Rupal - Chhichi Shear Zone

From the northwest side of Rupal Valley at Rupal village, extending for 5km across strike into most of the length of the western wall of Chhichi Nullah [valley], we have found a major ductile shear zone developed in a granitic protolith. The S/C mylonites of this shear zone show a clear and consistent shear sense of thrusting from the NW, along with a subordinate dextral strike-slip component. The thrust component has accommodated the rise of the core of the Nanga Parbat massif, including the area of the summit of Nanga Parbat, relative to the metasedimentary rocks of Indian cover provenance that occur to the south east of this shear zone. The rocks of the shear zone show qualitatively moderate strains [Photo5; Photo 6], but these are maintained across a 5km-wide zone dipping from 40ºNW to subvertical, so we think that the overall displacement is likely to be significant.
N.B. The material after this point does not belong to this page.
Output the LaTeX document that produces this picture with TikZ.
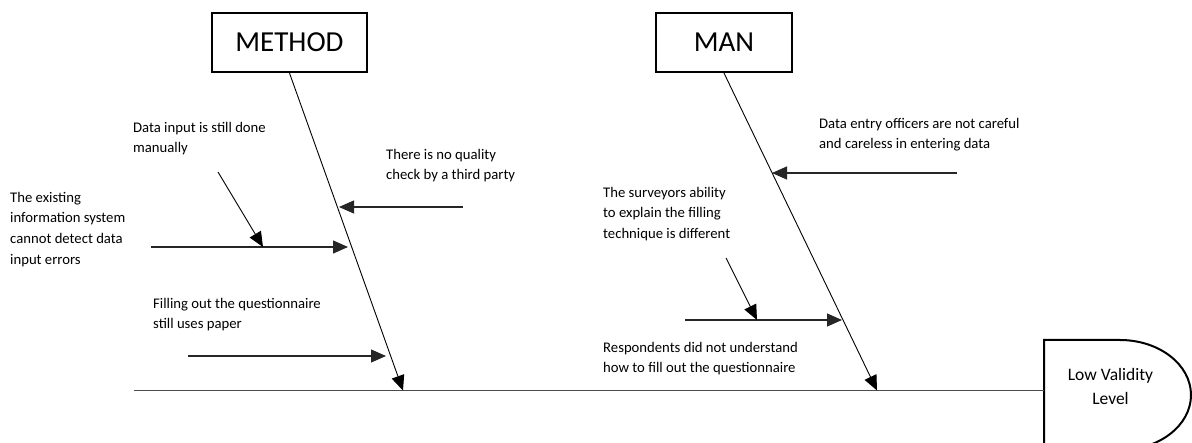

While it is possible that this zone may have been rotated from an intially SE-dipping attitude [which would have had a normal-sense, down to SE shear], we think it more likely that the present attitude and thrust shear sense are original. [See the adjacent panel on tectonic denudation for reasons]. We interpret this shear zone to connect with an east-directed thrust zone/pinched syncline located between two large antiforms in the Astor River valley section [ Photos 2, and 3], and beyond to the previously known mylonites at Shengus on the Indus Gorge section, which also separates two regional antiforms [Geological Map - Fig. 2.]